Well, well… Nice of you guys to change how you handle emails 15 days ago or so, but never bothering to let anyone know. Really? The result? All emails from a couple of domains from the last couple of weeks were never delivered. Poof! Gone! That’s some protection from Cloudflare! Wow! And now I have to figure out how to change MX records or whatever? Easier to cancel my account and remove the domains and move on.
What exactly are you having issues with, MX records for an external email provider or the Email Routing product?
I have no idea. I checked with my hosting company and they said that “If you are using Cloudflare you will need to make sure your MX records are not being proxied at Cloudflare” and “It looks like they did this change 15 days ago… you need to turn the green proxied cloud off over at Cloudflare on those MX records you have.” No idea why a change with such catastrophic consequences was implemented without any warning. As soon as I suspended the domains, email works again – just like it did for the last 5 freakin’ years until Cloudflare did whatever it did 2 weeks ago. Grrr!

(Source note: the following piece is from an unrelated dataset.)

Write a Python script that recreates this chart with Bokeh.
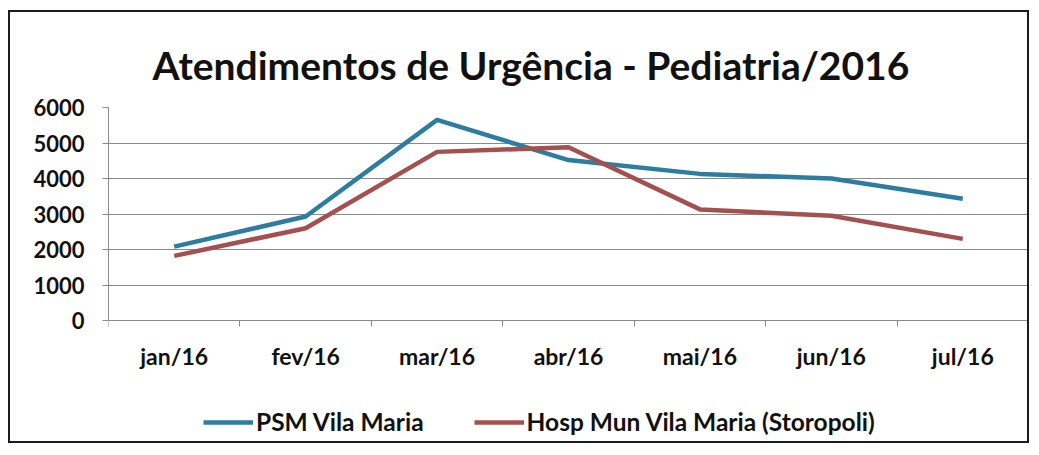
from bokeh.plotting import figure
from bokeh.models import Range1d, FixedTicker, Legend, LegendItem
from bokeh.embed import file_html
from bokeh.resources import INLINE

months = ["jan/16", "fev/16", "mar/16", "abr/16", "mai/16", "jun/16", "jul/16"]
psm_vila_maria = [2080, 2930, 5650, 4520, 4130, 4000, 3430]
hosp_mun_storopoli = [1820, 2600, 4750, 4880, 3130, 2950, 2300]
y_ticks = [0, 1000, 2000, 3000, 4000, 5000, 6000]

FONT = "Lato"
BLUE = "#2C7DA0"
RED = "#A4504E"
GRID = "#8a8a8a"

xs = list(range(len(months)))

# frame extends below the x axis so the legend can sit inside it
PLOT_H = 213      # pixel height of the 0..max data area
BELOW_H = 125     # pixel space under the x axis (labels + legend)
ymax = y_ticks[-1]
ymin = -ymax * BELOW_H / PLOT_H

p = figure(width=1021, height=95 + PLOT_H + BELOW_H,
           x_range=Range1d(-0.5, len(months) - 0.5),
           y_range=Range1d(ymin, ymax),
           output_backend="svg", toolbar_location=None,
           min_border_left=98, min_border_right=3,
           min_border_top=95, min_border_bottom=0)
p.styles = {"border": "2px solid #1c1c1c", "margin-left": "8px", "margin-top": "10px"}

p.title.text = "Atendimentos de Urgência - Pediatria/2016"
p.title.align = "left"
p.title.offset = 44
p.title.standoff = 40
p.title.text_font = FONT
p.title.text_font_size = "39px"
p.title.text_font_style = "bold"
p.title.text_color = "#111111"

p.outline_line_color = None
p.background_fill_color = "white"
p.border_fill_color = "white"

# y axis
p.yaxis.ticker = FixedTicker(ticks=y_ticks)
p.yaxis.bounds = (y_ticks[0], y_ticks[-1])
p.yaxis.axis_line_color = GRID
p.yaxis.major_tick_line_color = GRID
p.yaxis.major_tick_out = 6
p.yaxis.major_tick_in = 0
p.yaxis.minor_tick_line_color = None
p.yaxis.major_label_standoff = 18
p.yaxis.major_label_text_font = FONT
p.yaxis.major_label_text_font_size = "22px"
p.yaxis.major_label_text_font_style = "bold"
p.yaxis.major_label_text_color = "#111111"

# x axis, pinned at y = 0
bounds = [i - 0.5 for i in range(len(months) + 1)]
p.xaxis.fixed_location = 0
p.xaxis.ticker = FixedTicker(ticks=xs, minor_ticks=bounds)
p.xaxis.major_label_overrides = {i: m for i, m in enumerate(months)}
p.xaxis.axis_line_color = GRID
p.xaxis.major_tick_line_color = None
p.xaxis.major_tick_out = 0
p.xaxis.major_tick_in = 0
p.xaxis.minor_tick_line_color = GRID
p.xaxis.minor_tick_out = 6
p.xaxis.minor_tick_in = 0
p.xaxis.major_label_standoff = 15
p.xaxis.major_label_text_font = FONT
p.xaxis.major_label_text_font_size = "23px"
p.xaxis.major_label_text_font_style = "bold"
p.xaxis.major_label_text_color = "#111111"

p.xgrid.grid_line_color = None
p.ygrid.grid_line_color = GRID
p.ygrid.grid_line_width = 1

r1 = p.line(xs, psm_vila_maria, line_color=BLUE, line_width=4.5)
r2 = p.line(xs, hosp_mun_storopoli, line_color=RED, line_width=4.5)

legend = Legend(items=[LegendItem(label="PSM Vila Maria", renderers=[r1]),
                       LegendItem(label="Hosp Mun Vila Maria (Storopoli)", renderers=[r2])],
                orientation="horizontal", location=(95, 9),
                glyph_width=50, glyph_height=20, label_standoff=3, spacing=50,
                padding=0, margin=0, border_line_color=None,
                background_fill_alpha=0,
                label_text_font=FONT, label_text_font_size="24.5px",
                label_text_font_style="bold", label_text_color="#111111")
p.add_layout(legend, "center")

open("out.html", "w").write(file_html(p, INLINE))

The audit log (https://dash.cloudflare.com/?to=/:account/audit-log) will tell you who/what updated a record.
I’m not sure I understand though - you can’t proxy MX records.
The cloud is orange too - but that might just be someone misremembering.

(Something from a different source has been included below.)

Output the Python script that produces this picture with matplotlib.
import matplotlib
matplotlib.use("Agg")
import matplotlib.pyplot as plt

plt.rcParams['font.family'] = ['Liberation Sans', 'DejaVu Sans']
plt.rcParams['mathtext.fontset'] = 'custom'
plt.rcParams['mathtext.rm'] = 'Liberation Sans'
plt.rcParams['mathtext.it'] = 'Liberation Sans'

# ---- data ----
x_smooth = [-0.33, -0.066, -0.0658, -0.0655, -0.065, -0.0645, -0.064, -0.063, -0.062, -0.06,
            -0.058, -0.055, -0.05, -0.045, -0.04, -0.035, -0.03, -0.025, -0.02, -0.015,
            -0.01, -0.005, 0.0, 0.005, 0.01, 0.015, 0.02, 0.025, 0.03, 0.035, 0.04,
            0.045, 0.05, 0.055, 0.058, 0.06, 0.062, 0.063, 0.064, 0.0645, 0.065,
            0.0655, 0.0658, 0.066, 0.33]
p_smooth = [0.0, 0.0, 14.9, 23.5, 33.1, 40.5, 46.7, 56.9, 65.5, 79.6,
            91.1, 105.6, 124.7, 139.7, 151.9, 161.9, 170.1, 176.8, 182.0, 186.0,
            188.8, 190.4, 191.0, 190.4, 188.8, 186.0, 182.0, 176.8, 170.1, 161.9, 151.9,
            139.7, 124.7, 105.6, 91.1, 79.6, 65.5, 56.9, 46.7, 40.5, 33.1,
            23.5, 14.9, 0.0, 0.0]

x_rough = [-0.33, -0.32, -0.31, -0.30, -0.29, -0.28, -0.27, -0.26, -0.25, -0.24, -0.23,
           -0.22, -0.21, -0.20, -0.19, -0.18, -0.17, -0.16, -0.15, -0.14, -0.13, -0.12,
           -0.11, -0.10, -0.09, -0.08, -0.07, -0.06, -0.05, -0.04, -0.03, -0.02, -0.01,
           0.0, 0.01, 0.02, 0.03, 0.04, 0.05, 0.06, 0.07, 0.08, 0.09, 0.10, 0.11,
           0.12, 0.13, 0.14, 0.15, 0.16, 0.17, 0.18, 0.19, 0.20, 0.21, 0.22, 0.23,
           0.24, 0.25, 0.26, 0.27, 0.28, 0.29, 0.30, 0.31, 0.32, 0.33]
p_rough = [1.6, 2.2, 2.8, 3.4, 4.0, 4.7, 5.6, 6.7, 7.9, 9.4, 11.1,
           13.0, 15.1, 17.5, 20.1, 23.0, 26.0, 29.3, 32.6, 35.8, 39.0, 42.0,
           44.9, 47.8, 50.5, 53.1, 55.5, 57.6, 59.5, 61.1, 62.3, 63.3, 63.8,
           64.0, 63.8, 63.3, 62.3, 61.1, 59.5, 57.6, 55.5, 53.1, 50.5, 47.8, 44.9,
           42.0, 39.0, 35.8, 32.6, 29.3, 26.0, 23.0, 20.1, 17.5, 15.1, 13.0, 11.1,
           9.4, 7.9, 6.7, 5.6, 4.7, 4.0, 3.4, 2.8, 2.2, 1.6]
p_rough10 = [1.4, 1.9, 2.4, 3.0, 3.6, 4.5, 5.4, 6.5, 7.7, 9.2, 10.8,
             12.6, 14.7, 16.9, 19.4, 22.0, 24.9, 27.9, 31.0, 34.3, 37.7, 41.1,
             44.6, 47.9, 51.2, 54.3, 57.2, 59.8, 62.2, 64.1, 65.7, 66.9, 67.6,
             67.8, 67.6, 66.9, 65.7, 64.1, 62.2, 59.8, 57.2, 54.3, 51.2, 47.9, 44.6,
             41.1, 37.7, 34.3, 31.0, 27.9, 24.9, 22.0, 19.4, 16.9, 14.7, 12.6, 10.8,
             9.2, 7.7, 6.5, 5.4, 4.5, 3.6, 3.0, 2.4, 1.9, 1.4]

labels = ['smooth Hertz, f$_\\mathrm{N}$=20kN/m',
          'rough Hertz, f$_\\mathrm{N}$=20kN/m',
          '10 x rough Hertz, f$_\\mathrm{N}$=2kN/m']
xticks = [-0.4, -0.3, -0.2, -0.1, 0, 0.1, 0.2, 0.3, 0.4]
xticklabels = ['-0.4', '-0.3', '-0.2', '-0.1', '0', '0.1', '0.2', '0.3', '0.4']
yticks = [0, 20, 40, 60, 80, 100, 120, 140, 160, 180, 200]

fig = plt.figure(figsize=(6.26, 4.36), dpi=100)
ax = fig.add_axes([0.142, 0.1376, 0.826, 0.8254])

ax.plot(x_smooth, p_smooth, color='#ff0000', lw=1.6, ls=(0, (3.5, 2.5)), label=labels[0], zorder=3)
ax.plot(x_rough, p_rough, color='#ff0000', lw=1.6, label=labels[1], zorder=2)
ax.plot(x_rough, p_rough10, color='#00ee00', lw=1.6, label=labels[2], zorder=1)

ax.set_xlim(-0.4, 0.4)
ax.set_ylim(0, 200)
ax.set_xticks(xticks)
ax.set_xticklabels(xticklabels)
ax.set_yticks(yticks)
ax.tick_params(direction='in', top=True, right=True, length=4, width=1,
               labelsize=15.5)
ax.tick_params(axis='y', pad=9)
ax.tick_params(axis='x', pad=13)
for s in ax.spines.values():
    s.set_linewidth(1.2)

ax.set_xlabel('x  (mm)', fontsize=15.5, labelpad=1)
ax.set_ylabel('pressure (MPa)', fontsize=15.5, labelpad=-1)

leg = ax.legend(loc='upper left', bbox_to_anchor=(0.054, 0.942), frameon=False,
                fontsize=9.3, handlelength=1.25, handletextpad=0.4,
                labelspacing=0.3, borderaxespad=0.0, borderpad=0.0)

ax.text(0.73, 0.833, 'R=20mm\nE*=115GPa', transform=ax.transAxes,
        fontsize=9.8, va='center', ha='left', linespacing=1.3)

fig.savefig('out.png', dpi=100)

Despite not being syntactically correct, I interpreted that to mean the A record the MX referenced was proxied.
If the record was at one point, it might be worth reviewing the audit logs to see what triggered the change.
I agree about the poor syntax. That, combined with my basic lack of technical knowledge when it comes to DNS records, has resulted in my total incomprehension on what changed, why I wasn’t notified by Cloudflare that something had indeed changed, and, of course, how to fix it. BTW, as soon as I suspended the domains, old emails popped up. At least nothing was permanently lost.